You are able to purchase any ship from any manufacturer with either premium “Platinum” currency bought with real money, or with in game credits earned through playing matches. Each ship has customisation options which, while not being as deep and varied as those found in Dreadnought, still allow a fair degree of flexibility in how you build out your particular version of that ship. Each ship also has a crew which offers further customisation options. You can augment each crewmember with “implants” that offer benefits such as armour increases, fire rate increases, better sensors, etc, etc.
As with Dreadnought, there are many visual customisation options in terms of the look and feel of your ship, with many skins available for purchase with Platinum, and free ones being made available from time to time. There are also bundles available both in game for Platinum, or in the Steam store for real money if you’d like to support the game.

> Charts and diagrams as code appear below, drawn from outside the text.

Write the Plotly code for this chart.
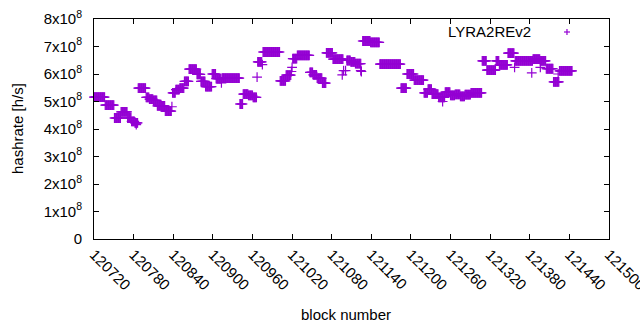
import plotly.graph_objects as go

# Runs of blocks sharing the same hashrate estimate (start block, end block, hashrate in MH/s)
seg_start = [120720, 120737, 120751, 120761, 120771, 120777, 120782, 120787, 120799, 120804,
             120810, 120816, 120828, 120839, 120844, 120850, 120857, 120864, 120876, 120882,
             120889, 120899, 120905, 120914, 120941, 120946, 120954, 120961, 120968, 120976,
             121002, 121011, 121021, 121028, 121047, 121052, 121058, 121066, 121072, 121082,
             121103, 121109, 121116, 121127, 121139, 121153, 121185, 121194, 121205, 121220,
             121226, 121232, 121242, 121252, 121260, 121267, 121275, 121282, 121291, 121308,
             121315, 121329, 121334, 121347, 121358, 121385, 121396, 121405, 121416, 121425]
seg_end = [120736, 120750, 120760, 120770, 120776, 120781, 120786, 120798, 120803, 120809,
           120815, 120827, 120837, 120843, 120849, 120856, 120863, 120875, 120881, 120888,
           120898, 120904, 120912, 120940, 120945, 120953, 120960, 120966, 120974, 121001,
           121010, 121018, 121027, 121046, 121051, 121057, 121065, 121071, 121081, 121097,
           121108, 121115, 121124, 121138, 121152, 121184, 121193, 121204, 121219, 121225,
           121231, 121241, 121251, 121259, 121266, 121274, 121281, 121290, 121307, 121314,
           121328, 121333, 121346, 121356, 121384, 121395, 121404, 121415, 121424, 121444]
seg_value = [516, 487, 440, 462, 440, 428, 422, 549, 515, 509,
             504, 484, 465, 531, 543, 549, 573, 618, 599, 573,
             554, 600, 583, 585, 491, 527, 522, 515, 644, 680,
             575, 596, 656, 668, 606, 597, 585, 567, 677, 654,
             649, 644, 638, 720, 715, 636, 549, 600, 578, 531,
             545, 527, 515, 534, 522, 526, 519, 525, 531, 648,
             614, 648, 633, 676, 648, 654, 648, 619, 571, 611]

# Isolated blocks off the runs
iso_block = [120784, 120838, 120913, 120967, 120975, 121019, 121020, 121096, 121098, 121101,
             121124, 121125, 121248, 121357, 121383, 121396, 121423]
iso_value = [416, 481, 568, 589, 634, 609, 624, 597, 612, 612,
             612, 609, 500, 624, 604, 624, 600]

x_tick_vals = [120720, 120780, 120840, 120900, 120960, 121020, 121080, 121140,
               121200, 121260, 121320, 121380, 121440, 121500]
y_tick_vals = [0, 1e8, 2e8, 3e8, 4e8, 5e8, 6e8, 7e8, 8e8]
y_tick_text = ["0"] + [f"{i}x10<sup>8</sup>" for i in range(1, 9)]

blocks, rates = [], []
for s, e, v in zip(seg_start, seg_end, seg_value):
    for b in range(s, e + 1):
        blocks.append(b)
        rates.append(v * 1e6)
for b, v in zip(iso_block, iso_value):
    blocks.append(b)
    rates.append(v * 1e6)

COLOR = "#9400D3"
FONT = "Liberation Sans, Arial, sans-serif"

fig = go.Figure()
fig.add_trace(go.Scatter(
    x=blocks, y=rates, mode="markers", name="LYRA2REv2",
    marker=dict(symbol="cross-thin", size=7, line=dict(width=1.2, color=COLOR), color=COLOR),
    cliponaxis=False, showlegend=False,
))

fig.update_layout(
    width=640, height=330,
    margin=dict(l=94, r=31, t=19, b=91),
    paper_bgcolor="white", plot_bgcolor="white",
    font=dict(family=FONT, size=15, color="black"),
    xaxis=dict(range=[120720, 121500], tickvals=x_tick_vals,
               ticktext=[str(v) for v in x_tick_vals], tickangle=45,
               showline=True, linecolor="black", linewidth=1, mirror="ticks",
               ticks="inside", ticklen=5, tickcolor="black", showgrid=False, zeroline=False,
               tickfont=dict(size=15), automargin=False, ticklabeloverflow="allow"),
    yaxis=dict(range=[0, 8e8], tickvals=y_tick_vals, ticktext=y_tick_text,
               showline=True, linecolor="black", linewidth=1, mirror="ticks",
               ticks="inside", ticklen=5, tickcolor="black", showgrid=False, zeroline=False,
               ticklabelstandoff=8, tickfont=dict(size=15), automargin=False),
    annotations=[
        dict(text="hashrate [h/s]", xref="paper", yref="paper", x=-0.1495, y=0.5,
             xanchor="center", yanchor="middle", textangle=-90, showarrow=False,
             font=dict(size=15)),
        dict(text="block number", xref="paper", yref="paper", x=0.49, y=-0.345,
             xanchor="center", yanchor="middle", showarrow=False, font=dict(size=15)),
        dict(text="LYRA2REv2", xref="paper", yref="paper", x=0.852, y=0.945,
             xanchor="right", yanchor="middle", showarrow=False, font=dict(size=15)),
    ],
    shapes=[
        dict(type="line", xref="paper", yref="paper", x0=0.9126, x1=0.9243, y0=0.9409, y1=0.9409,
             line=dict(color=COLOR, width=1.2)),
        dict(type="line", xref="paper", yref="paper", x0=0.9184, x1=0.9184, y0=0.9545, y1=0.9273,
             line=dict(color=COLOR, width=1.2)),
    ],
)

fig.write_html("out.html", config={"displayModeBar": False},
               post_script="document.body.style.margin='0';document.body.style.overflow='hidden';")
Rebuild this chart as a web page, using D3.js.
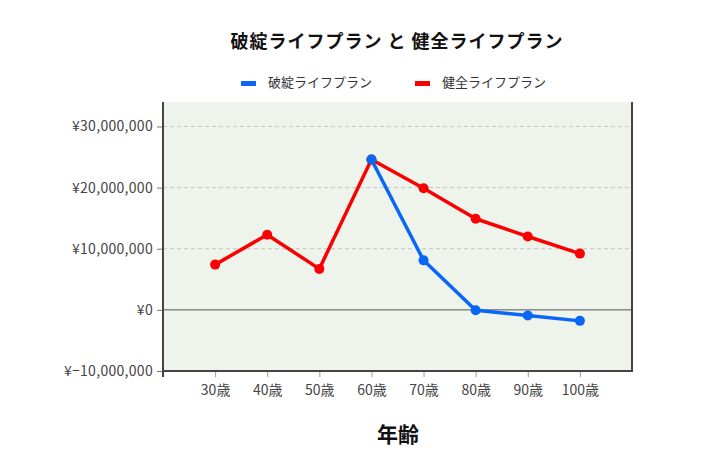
<!DOCTYPE html>
<html lang="ja">
<head>
<meta charset="utf-8" />
<title>破綻ライフプラン と 健全ライフプラン</title>
<script src="https://d3js.org/d3.v7.min.js"></script>
<style>
  body { margin: 0; background: #fff; font-family: "Noto Sans CJK JP", "Noto Sans", sans-serif; }
</style>
</head>
<body>
<script>
// データ
var ages = ["30歳", "40歳", "50歳", "60歳", "70歳", "80歳", "90歳", "100歳"];
var hatanAge = ["60歳", "70歳", "80歳", "90歳", "100歳"];
var hatanValues = [24600000, 8100000, -50000, -930000, -1800000];
var kenzenValues = [7400000, 12300000, 6700000, 24600000, 19900000, 14900000, 12000000, 9200000];
var yTicks = [-10000000, 0, 10000000, 20000000, 30000000];

var width = 724, height = 476;
var pLeft = 163, pRight = 632, pTop = 102, pBottom = 371;
var blue = "#0866f8", red = "#fa0000";

var svg = d3.select("body").append("svg")
  .attr("width", width).attr("height", height);

var x = d3.scaleLinear().domain([0, ages.length + 1]).range([pLeft, pRight]);
var y = d3.scaleLinear().domain([-10000000, 34000000]).range([pBottom, pTop]);
var xi = function (a) { return x(ages.indexOf(a) + 1); };

// 背景
svg.append("rect")
  .attr("x", pLeft).attr("y", pTop)
  .attr("width", pRight - pLeft).attr("height", pBottom - pTop)
  .attr("fill", "#eef3ec");

// グリッド
svg.append("g").selectAll("line")
  .data(yTicks.filter(function (d) { return d > 0; }))
  .enter().append("line")
  .attr("x1", pLeft).attr("x2", pRight)
  .attr("y1", function (d) { return y(d); }).attr("y2", function (d) { return y(d); })
  .attr("stroke", "#c4c8c2").attr("stroke-dasharray", "4,3");

svg.append("line")
  .attr("x1", pLeft).attr("x2", pRight)
  .attr("y1", y(0)).attr("y2", y(0))
  .attr("stroke", "#555").attr("stroke-width", 1);

// 軸
var yAxis = svg.append("g")
  .attr("transform", "translate(" + pLeft + ",0)")
  .call(d3.axisLeft(y).tickValues(yTicks).tickSize(6).tickPadding(4)
    .tickFormat(function (d) { return "¥" + d3.format(",")(d); }));
yAxis.select(".domain").remove();
yAxis.selectAll("text").attr("font-size", 14).attr("fill", "#444").attr("letter-spacing", 0.3)
  .attr("font-family", "'Noto Sans CJK JP', sans-serif");
yAxis.selectAll("line").attr("stroke", "#777");

var xAxis = svg.append("g")
  .attr("transform", "translate(0," + pBottom + ")")
  .call(d3.axisBottom(x).tickValues(d3.range(1, ages.length + 1)).tickSize(6).tickPadding(8)
    .tickFormat(function (d) { return ages[d - 1]; }));
xAxis.select(".domain").remove();
xAxis.selectAll("text").attr("font-size", 14).attr("fill", "#444")
  .attr("font-family", "'Noto Sans CJK JP', sans-serif");
xAxis.selectAll("line").attr("stroke", "#999");

// 枠線
svg.append("line").attr("x1", pLeft).attr("x2", pLeft).attr("y1", pTop).attr("y2", pBottom + 6)
  .attr("stroke", "#444").attr("stroke-width", 2);
svg.append("line").attr("x1", pLeft - 1).attr("x2", pRight + 1).attr("y1", pBottom).attr("y2", pBottom)
  .attr("stroke", "#444").attr("stroke-width", 2);
svg.append("line").attr("x1", pRight).attr("x2", pRight).attr("y1", pTop).attr("y2", pBottom)
  .attr("stroke", "#444").attr("stroke-width", 2);

// 線
var line = d3.line()
  .x(function (d) { return xi(d.age); })
  .y(function (d) { return y(d.v); });

var kenzen = ages.map(function (a, i) { return { age: a, v: kenzenValues[i] }; });
var hatan = hatanAge.map(function (a, i) { return { age: a, v: hatanValues[i] }; });

[[kenzen, red], [hatan, blue]].forEach(function (s) {
  svg.append("path").datum(s[0])
    .attr("d", line).attr("fill", "none")
    .attr("stroke", s[1]).attr("stroke-width", 3.5).attr("stroke-linejoin", "round");
  svg.append("g").selectAll("circle").data(s[0]).enter().append("circle")
    .attr("cx", function (d) { return xi(d.age); })
    .attr("cy", function (d) { return y(d.v); })
    .attr("r", 5).attr("fill", s[1]);
});

// タイトル
svg.append("text")
  .attr("x", 397).attr("y", 48)
  .attr("text-anchor", "middle")
  .attr("font-size", 18).attr("font-weight", "bold").attr("fill", "#111")
  .attr("letter-spacing", 1)
  .text("破綻ライフプラン と 健全ライフプラン");

// 凡例
var legend = [["破綻ライフプラン", blue, 241], ["健全ライフプラン", red, 415]];
legend.forEach(function (l) {
  svg.append("rect").attr("x", l[2]).attr("y", 81).attr("width", 15).attr("height", 5).attr("fill", l[1]);
  svg.append("text").attr("x", l[2] + 27).attr("y", 87)
    .attr("font-size", 13).attr("fill", "#333")
    .text(l[0]);
});

// 軸ラベル
svg.append("text")
  .attr("x", 398).attr("y", 442)
  .attr("text-anchor", "middle")
  .attr("font-size", 21).attr("font-weight", "bold").attr("fill", "#111")
  .text("年齢");
</script>
</body>
</html>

We have to keep referring back to Dreadnought here as really it is the only game that’s anything like it. As with the other game-whose-name-has-already-been-mentioned-plenty in this review, Fractured Space just feels RIGHT. The ships respond well, moving as if they really are massive, heavy juggernauts in space rather than some nimble little fighter. The weapons and abilities are satisfying to use, every design is different and beautifully detailed, with weapons tracking and firing in real time, making sure you always have to be aware of your ship’s facing before you get into a fight. As you take damage, bits of your ship are blown off, fires start to billow from within, and smoke pours from your increasingly crippled craft before you finally succumb, list helplessly in space and then explode in a rather satisfying cloud of bits before a screen flashes up, informing you just who killed you and the weapons they used to do it. After all, revenge, as the Klingons tell us, is a dish best served cold. <Khan>It is very cold in space.</Khan>
If you are a fan of space games, or of shows like Battlestar Galactica and the like, Fractured Space is well worth a look. As with Dreadnought the player base is somewhat on the small side, the latest Steam stats suggesting an average daily player count somewhere around 300, though there’s less likelihood of you running into the same players again and again as you do with Dreadnought.
With devs issuing regular fixes and updates, Fractured Space is a game that’s only getting better and at the bargain cost of free, why not give it a chance? We promise you won’t regret it.